Sabtu, 23 September 2017
Hari Raya Peringatan Santo Padre Pio dari Pietrelcina

Padre Pio
Timotius 6:13-16
Mazmur 100
Lukas 8:4-15
Pada tahun novisiat, saya menawarkan diri untuk merawat pohon-pohon mawar yang tumbuh di salah satu bagian gedung novisiat. Karena sebagian gedung itu baru direnovasi, tanah di sekitar barisan pohon mawar itu penuh dengan batu dan sisa semen. Ilalang banyak tumbuh dan berlomba menarik nutrisi dari tanah. Nampaknya juga, tidak ada yang menyiram tanaman-tanaman itu. Akibatnya keadaan mereka kelihatan tidak sehat dan tidak ada bunga yang keluar.

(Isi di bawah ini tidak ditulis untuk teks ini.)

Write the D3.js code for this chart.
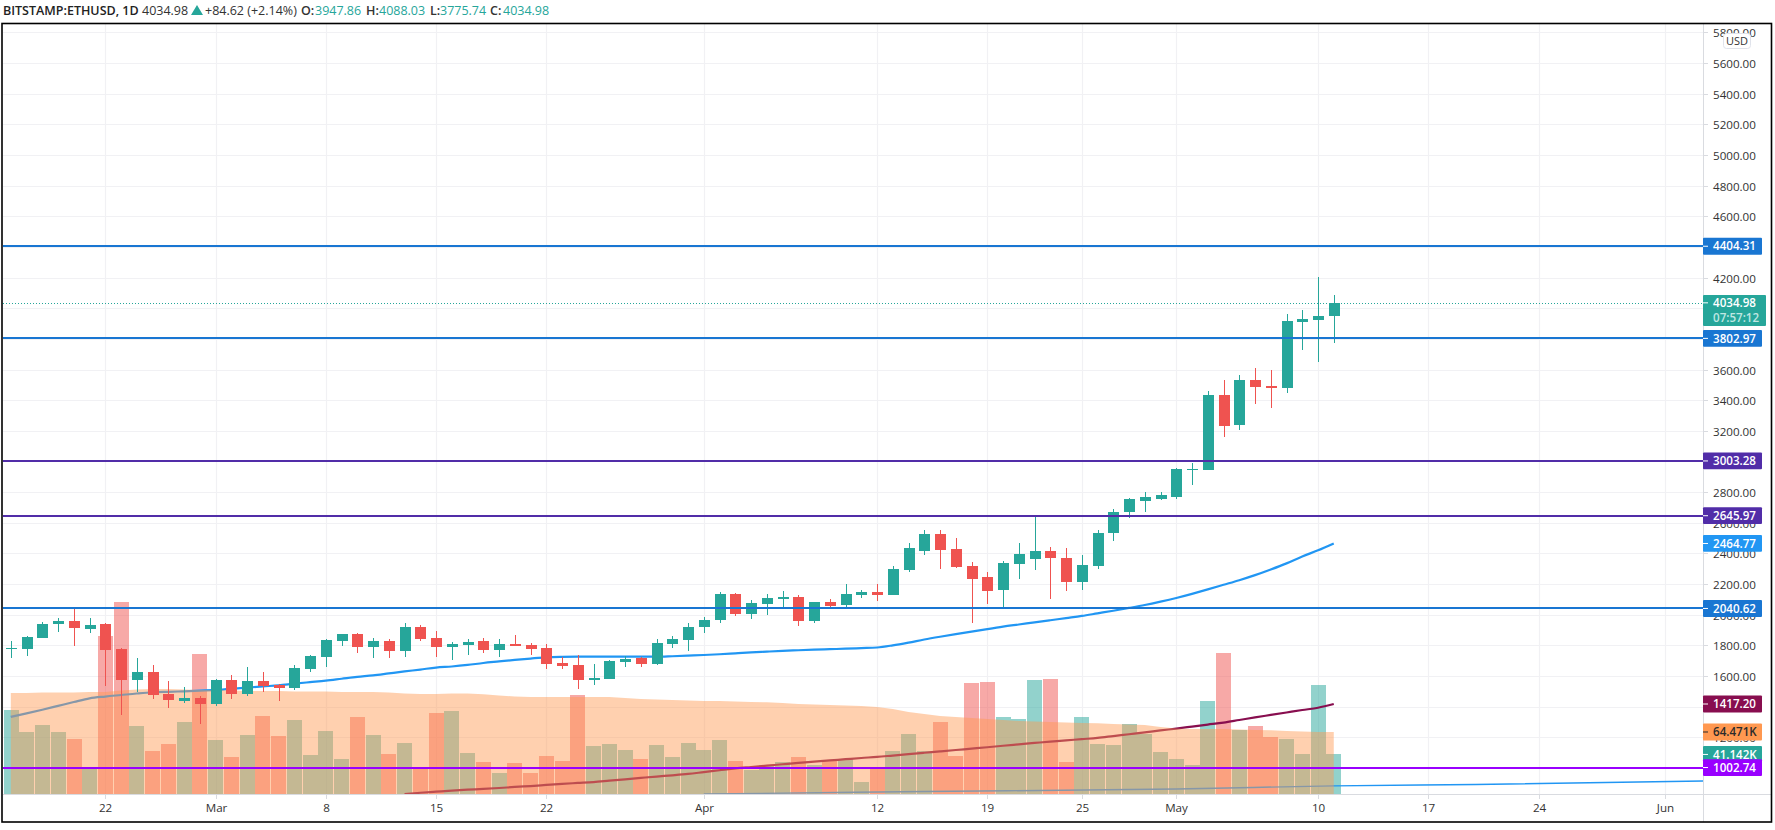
<!DOCTYPE html>
<html><head><meta charset="utf-8">
<script src="https://cdnjs.cloudflare.com/ajax/libs/d3/7.8.5/d3.min.js"></script>
<style>html,body{margin:0;padding:0;background:#fff;overflow:hidden}svg{display:block}text{font-family:"Open Sans",Roboto,sans-serif}</style>
</head><body><svg id="c" width="1775" height="830"></svg>
<script>
const firstDay = "2021-02-16";
const opens = [1778,1776,1848,1939,1959,1907,1939,1776,1574,1626,1483,1437,1457,1417,1574,1483,1568,1541,1522,1646,1724,1829,1874,1789,1829,1763,1920,1848,
1789,1802,1829,1770,1809,1802,1783,1685,1672,1574,1581,1692,1718,1678,1809,1835,1920,1966,2135,2005,2070,2103,2116,1959,2083,2063,2129,2148,2129,
2292,2414,2525,2429,2318,2246,2161,2331,2362,2414,2370,2213,2318,2532,2672,2745,2755,2768,2948,2944,3434,3238,3532,3492,3479,3910,3923,3947.86];
const closes = [1783,1855,1939,1959,1913,1933,1770,1574,1626,1476,1444,1457,1417,1574,1483,1568,1535,1522,1652,1731,1835,1874,1789,1829,1763,1920,1842,1789,
1809,1822,1770,1809,1796,1776,1678,1665,1574,1587,1698,1711,1678,1815,1842,1920,1966,2135,2005,2077,2109,2116,1959,2083,2057,2135,2148,2129,2298,
2436,2525,2421,2311,2233,2155,2337,2399,2414,2370,2213,2324,2532,2672,2754,2768,2781,2951,2953,3434,3231,3532,3486,3479,3917,3930,3949,4034.98];
const highs = [1829,1861,1953,1979,2044,1979,1945,1783,1718,1672,1568,1528,1470,1580,1607,1659,1626,1548,1672,1737,1842,1876,1881,1848,1842,1946,1933,1894,
1822,1842,1848,1842,1868,1815,1809,1724,1737,1678,1705,1731,1724,1842,1861,1946,1985,2148,2142,2096,2135,2155,2129,2083,2103,2200,2161,2200,2318,
2466,2554,2554,2503,2344,2279,2350,2466,2636,2444,2436,2392,2554,2687,2761,2801,2801,2957,2990,3460,3532,3564,3610,3597,3962,3988,4204,4088.03];
const lows = [1718,1731,1848,1887,1796,1881,1535,1346,1496,1450,1391,1424,1287,1404,1450,1470,1496,1437,1509,1626,1659,1796,1750,1718,1718,1724,1829,1724,
1705,1737,1750,1724,1796,1737,1646,1646,1515,1541,1581,1659,1659,1672,1783,1763,1881,1946,1992,1972,1998,2050,1926,1946,2044,2044,2109,2090,2129,
2279,2392,2298,2305,1946,2070,2050,2233,2292,2103,2155,2161,2298,2480,2628,2672,2749,2755,2846,2944,3160,3205,3375,3349,3447,3727,3649,3775.74];
const volumesK = [87.4,64.5,71.8,64.5,57.2,26,164.3,199.7,70.7,44.7,52,74.9,145.6,56.2,38.5,61.4,81.1,60.3,77,40.6,65.5,36.4,80.1,61.4,41.6,53,27,84.2,86.3,42.6,
33.3,21.8,32.2,21.8,39.5,34.3,103,49.9,52,45.8,36.4,51,38.5,53,45.8,56.2,34.3,25,30.2,33.3,38.5,30.2,34.3,36.4,12.5,27,44.7,62.4,44.7,74.9,
39.5,115.4,116.5,80.1,78,118.6,119.6,33.3,80.1,52,51,72.8,62.4,43.7,36.4,30.2,96.7,146.6,66.6,70.7,59.3,57.2,41.6,113.4,41.142];
const volumeAvgK = [105,105,105.6,105.6,105.6,106,106,107.6,108.7,109.2,109.2,108.7,108.2,108.2,107.6,107.1,107.1,107.1,106.6,106.6,
106.6,106,106,106,105.6,104.5,104,104,104.5,104.5,103.7,102.4,101.4,100.9,100.9,100.9,100.9,100.9,100.9,99.8,
98.8,98.3,97.8,97.2,96.7,96.7,96.2,95.7,95.4,94.6,93.6,93.1,92.6,92,91.5,90.5,88.4,85.3,83.2,81.1,
80.1,79,78,77,75.9,75.4,74.9,74.4,73.8,73.5,72.8,72.3,71.8,69.7,68.1,67.6,67.6,67.6,67.1,66.6,66.2,65.5,65,64.5,64.471];
const blueAvg = [1333,1356,1380,1405,1430,1454,1466,1476,1486,1494,1497,1500,1504,1509,1516,1524,1532,1539,1550,1560,1570,1582,1594,1604,1617,1630,1642,1655,
1662,1672,1685,1695,1705,1714,1722,1725,1726,1726,1726,1726,1726,1726,1729,1733,1737,1742,1748,1754,1759,1764,1768,1772,1775,1778,1782,1786,1800,
1818,1838,1856,1873,1889,1906,1922,1936,1950,1964,1978,1992,2009,2026,2044,2063,2085,2109,2136,2165,2195,2225,2258,2295,2335,2380,2420,2464.77];
const maroonStart = 25;
const maroonAvg = [830,838,845,852,858,863,869,876,882,889,896,902,908,917,926,935,944,952,961,973,985,997,1006,1015,1024,1033,1041,1049,1057,1065,1072,1081,1090,1099,1108,1117,1126,1135,1145,1154,1163,1172,1180,1188,1196,1208,1220,1232,1245,1257,1270,1283,1296,1313,1330,1346,1362,1378,1393,1417.2];
const lightAvgDays = ["2021-04-01","2021-04-15","2021-05-01","2021-05-11","2021-05-20","2021-06-08"];
const lightAvg = [830,846,863,883,892,922];
const levelValues = [4404.31,3802.97,3003.28,2645.97,2040.62,1002.74];
const levelColors = ["#1976d2","#1976d2","#512da8","#512da8","#1976d2","#9900ff"];
const priceTicks = [5800,5600,5400,5200,5000,4800,4600,4400,4200,4000,3800,3600,3400,3200,3000,2800,2600,2400,2200,2000,1800,1600,1400,1200,1000];
const coveredPriceLabels = [4400,4000,3800,3000,1400,1000];
const timeTickDays = ["2021-02-22","2021-03-01","2021-03-08","2021-03-15","2021-03-22","2021-04-01","2021-04-12","2021-04-19","2021-04-25","2021-05-01","2021-05-10","2021-05-17","2021-05-24","2021-06-01"];
const timeTickLabels = ["22","Mar","8","15","22","Apr","12","19","25","May","10","17","24","Jun"];

const UP="#26a69a", DOWN="#ef5350", GRID="#f1f1f4", AXIS="#d9dbe0", TXT="#333";
const L=3,R=1703,T=24,B=794;
const parse=d3.utcParse("%Y-%m-%d");
const days=opens.map((_,i)=>d3.utcDay.offset(parse(firstDay),i));
const x=d3.scaleUtc().domain([parse("2021-02-22"),parse("2021-06-01")]).range([105.3,1664.5]);
const y=d3.scaleLinear().domain([1600,5600]).range([676,63]);
const v=d3.scaleLinear().domain([0,100]).range([B,B-96.17]);
const svg=d3.select("#c");
svg.append("defs").append("clipPath").attr("id","pane").append("rect").attr("x",L).attr("y",T).attr("width",R-L).attr("height",B-T);

// grid
svg.append("g").selectAll("line").data(priceTicks).join("line")
 .attr("x1",L).attr("x2",R).attr("y1",d=>Math.round(y(d))+.5).attr("y2",d=>Math.round(y(d))+.5).attr("stroke",GRID).attr("stroke-width",1.2);
svg.append("g").selectAll("line").data(timeTickDays).join("line")
 .attr("x1",d=>Math.round(x(parse(d)))+.5).attr("x2",d=>Math.round(x(parse(d)))+.5).attr("y1",T).attr("y2",B).attr("stroke",GRID).attr("stroke-width",1.2);

const pane=svg.append("g").attr("clip-path","url(#pane)");
// volume
pane.append("g").selectAll("rect").data(volumesK).join("rect")
 .attr("x",(d,i)=>Math.round(x(days[i])-7.3)).attr("width",14.6).attr("y",d=>v(d)).attr("height",d=>B-v(d))
 .attr("fill",(d,i)=>closes[i]>=opens[i]?UP:DOWN).attr("fill-opacity",.5).attr("shape-rendering","crispEdges");
// averages
const lineGen=d3.line().x(d=>x(d[0])).y(d=>y(d[1])).curve(d3.curveMonotoneX);
pane.append("path").attr("d",lineGen(lightAvg.map((p,i)=>[parse(lightAvgDays[i]),p]))).attr("fill","none").attr("stroke","#2196f3").attr("stroke-width",1.4);
pane.append("path").attr("d",lineGen(maroonAvg.map((p,i)=>[days[i+maroonStart],p]))).attr("fill","none").attr("stroke","#880e4f").attr("stroke-width",2.2);
pane.append("path").attr("d",lineGen(blueAvg.map((p,i)=>[days[i],p]))).attr("fill","none").attr("stroke","#2196f3").attr("stroke-width",2.2);
// volume average area
pane.append("path").attr("d",d3.area().x((d,i)=>x(days[i])).y0(B).y1(d=>v(d))(volumeAvgK)).attr("fill","#ff9850").attr("fill-opacity",.46);
// candles
const cg=pane.append("g").attr("shape-rendering","crispEdges");
cg.selectAll("rect.w").data(opens).join("rect").attr("class","w")
 .attr("x",(d,i)=>Math.round(x(days[i]))).attr("width",1).attr("y",(d,i)=>y(highs[i])).attr("height",(d,i)=>y(lows[i])-y(highs[i]))
 .attr("fill",(d,i)=>closes[i]>=d?UP:DOWN);
cg.selectAll("rect.b").data(opens).join("rect").attr("class","b")
 .attr("x",(d,i)=>Math.round(x(days[i]))-5).attr("width",11).attr("y",(d,i)=>y(Math.max(d,closes[i])))
 .attr("height",(d,i)=>Math.max(1.5,Math.abs(y(d)-y(closes[i]))))
 .attr("fill",(d,i)=>closes[i]>=d?UP:DOWN);
// levels
pane.append("line").attr("x1",L).attr("x2",R).attr("y1",Math.round(y(4034.98))+.5).attr("y2",Math.round(y(4034.98))+.5).attr("stroke",UP).attr("stroke-width",1).attr("stroke-dasharray","1 2");
pane.append("g").attr("shape-rendering","crispEdges").selectAll("line").data(levelValues).join("line").attr("x1",L).attr("x2",R).attr("y1",d=>Math.round(y(d))).attr("y2",d=>Math.round(y(d)))
 .attr("stroke",(d,i)=>levelColors[i]).attr("stroke-width",2);

// axes lines
svg.append("line").attr("x1",R+.5).attr("x2",R+.5).attr("y1",T).attr("y2",822).attr("stroke",AXIS);
svg.append("line").attr("x1",L).attr("x2",1771).attr("y1",B+.5).attr("y2",B+.5).attr("stroke",AXIS);
// price axis
const pa=svg.append("g").selectAll("g").data(priceTicks).join("g").attr("transform",d=>`translate(0,${Math.round(y(d))+.5})`);
pa.append("line").attr("x1",R).attr("x2",R+5).attr("stroke",AXIS);
pa.filter(d=>!coveredPriceLabels.includes(d)).append("text").attr("x",1713).attr("dy","0.36em").attr("font-size",11.6).attr("fill",TXT).text(d=>d3.format(".2f")(d));
// time axis
const ta=svg.append("g").selectAll("g").data(timeTickDays).join("g").attr("transform",d=>`translate(${Math.round(x(parse(d)))+.5},${B})`);
ta.append("line").attr("y1",0).attr("y2",5).attr("stroke",AXIS);
ta.append("text").attr("y",14).attr("dy","0.36em").attr("text-anchor","middle").attr("font-size",11.6).attr("fill",TXT).text((d,i)=>timeTickLabels[i]);

// price tags
function tag(val,yy,bg,fg,w){
 const g=svg.append("g");
 g.append("rect").attr("x",R).attr("y",yy-8.4).attr("width",w||59).attr("height",16.8).attr("rx",1).attr("fill",bg);
 g.append("line").attr("x1",R).attr("x2",R+5).attr("y1",yy).attr("y2",yy).attr("stroke",fg);
 g.append("text").attr("x",1713).attr("y",yy).attr("dy","0.36em").attr("font-size",11.6).attr("font-weight",600).attr("fill",fg).text(val);
}
tag("2464.77",y(2464.77),"#2196f3","#fff");
levelValues.forEach((d,i)=>{ if(d>1100) tag(d3.format(".2f")(d),y(d),levelColors[i],"#fff"); });
tag("1417.20",y(1417.2),"#880e4f","#fff");
tag("64.471K",v(64.471),"#ff9850","#2b2b2b");
tag("41.142K",v(41.142),UP,"#fff");
tag("1002.74",y(1002.74),"#9900ff","#fff");
// last price tag
svg.append("rect").attr("x",R).attr("y",295).attr("width",63).attr("height",31).attr("rx",1).attr("fill",UP);
svg.append("line").attr("x1",R).attr("x2",R+5).attr("y1",y(4034.98)).attr("y2",y(4034.98)).attr("stroke","#fff");
svg.append("text").attr("x",1713).attr("y",y(4034.98)).attr("dy","0.36em").attr("font-size",11.6).attr("font-weight",600).attr("fill","#fff").text("4034.98");
svg.append("text").attr("x",1713).attr("y",317.5).attr("dy","0.36em").attr("font-size",11.6).attr("font-weight",600).attr("fill","#bfe6e2").text("07:57:12");
// currency badge
svg.append("rect").attr("x",1723.5).attr("y",33.5).attr("width",27).attr("height",15).attr("rx",3).attr("fill","#fff").attr("stroke","#e0e3eb");
svg.append("text").attr("x",1737).attr("y",41).attr("dy","0.36em").attr("text-anchor","middle").attr("font-size",11).attr("fill",TXT).text("USD");

// frame
svg.append("rect").attr("x",2).attr("y",23.5).attr("width",1769.5).attr("height",798.5).attr("fill","none").attr("stroke","#000").attr("stroke-width",1.6);

// legend
const lg=svg.append("g").attr("font-size",12.5);
const seg=(t,xx,c,b)=>lg.append("text").attr("x",xx).attr("y",10).attr("dy","0.36em").attr("fill",c).attr("font-weight",b?600:400).text(t);
const VAL="#26a69a";
seg("BITSTAMP:ETHUSD, 1D",3,"#222",1);
seg("4034.98",142,"#333");
lg.append("path").attr("d",d3.line()([[191,15],[197,5],[203,15]])+"Z").attr("fill",VAL);
seg("+84.62 (+2.14%)",205,"#333");
seg("O:",301,"#333",1); seg("3947.86",315,VAL);
seg("H:",366,"#333",1); seg("4088.03",379,VAL);
seg("L:",430,"#333",1); seg("3775.74",440,VAL);
seg("C:",490,"#333",1); seg("4034.98",503,VAL);
</script></body></html>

Sampai saat itu, seumur-umur belum pernah saya berkebun, apalagi merawat mawar. Tapi saya coba belajar dari internet dan mulai merawat perlahan-lahan. Pertama saya mencoba membersihkan tanah sekitar dari batu dan ilalang. Selain itu saya potong juga batang yang sudah kering atau yang tumbuhnya tidak benar. Lalu saya bikin sistim irigasi dengan selang kecil sehingga dengan membuka satu keran, semua pohon mawar mendapatkan air. Akhirnya setelah beberapa minggu, bunga-bunga mawar mulai keluar.
Perumpamaan Yesus tentang benih yang jatuh di tanah yang berbeda-beda sudah sering kita dengar. Penjelasan yang paling gampang sudah ditawarkan Lukas dalam ayat-ayat berikutnya. Yang mendengar sabda Tuhan tapi terpengaruh iblis adalah seperti benih yang jatuh di pinggir jalan. Yang tidak menanamkan ajaran Tuhan adalah seperti benih yang jatuh di batu. Yang terpengaruh cinta uang, kenikmatan hidup, atau kekuatiran adalah seperti benih di semak duri. Dan yang mendengar, mencamkan, dan menjalankan sabda Tuhan adalah seperti benih yang jatuh di tanah subur dan berbuah.
Tetapi kita kadang lupa bahwa realitas hidup tidaklah selalu semudah itu. Seperti pengalaman saya di novisiat, membuat tanaman untuk berbunga memerlukan kerja keras. Tanah yang subur semata bukanlah jaminan tumbuh dan berbunga. Jika tidak dirawat dengan baik, tidak akan ada hasilnya.
Demikian juga kita tidak bisa menepuk dada karena sudah merasa seperti tanah yang subur dan membuahkan hasil. Mungkin ada saat dalam hidup kita di mana kita menjadi lebih seperti tanah berduri karena kekuatiran hidup. Atau kita termakan tipu daya dan melupakan hubungan kita dengan Tuhan seperti benih yang diambil burung. Atau mungkin juga hati kita mengeras seperti batu dan kita mengacuhkan perintah Tuhan.
Jika hal-hal itu terjadi, itu sudah menjadi kodrat manusia. Tetapi seperti orang yang berkebun atau bertani, kita diingatkan selalu untuk merawat kembali pohon iman kita. Karena itulah penting untuk “menyirami” kembali hidup iman kita dengan retret, rekoleksi, kontemplasi, ziarah, atau cara-cara lain. Jika anda mengalami masa kering saat ini, ada baiknya anda berbuat sesuatu yang dapat memulihkan kembali hubungan anda dengan Tuhan, sang pokok pohon dan sumber air hidup.
Hari ini kita mengenang Santo Padre Pio, seorang Fransiskan Kapusin. Dia terkenal karena mendapat stigmata dan mujizat-mujizat penyembuhan. Namun, ia juga adalah orang yang taat berdoa dan menyatukan diri dengan Allah. Hidup doanya inilah yang menjadi sumber kekuatannya dalam segala penderitaan dan karya misinya. Setelah dia meninggal, banyak orang masih merasakan kehadirannya ketika berdoa dengan perantaraan namanya. Tandanya? Mereka bisa mencium bau mawar yang harum. Padre Pio, dengan merawat hidup imannya dengan siraman rohani terus menerus benar-benarmenghasilkan bunga yang harum.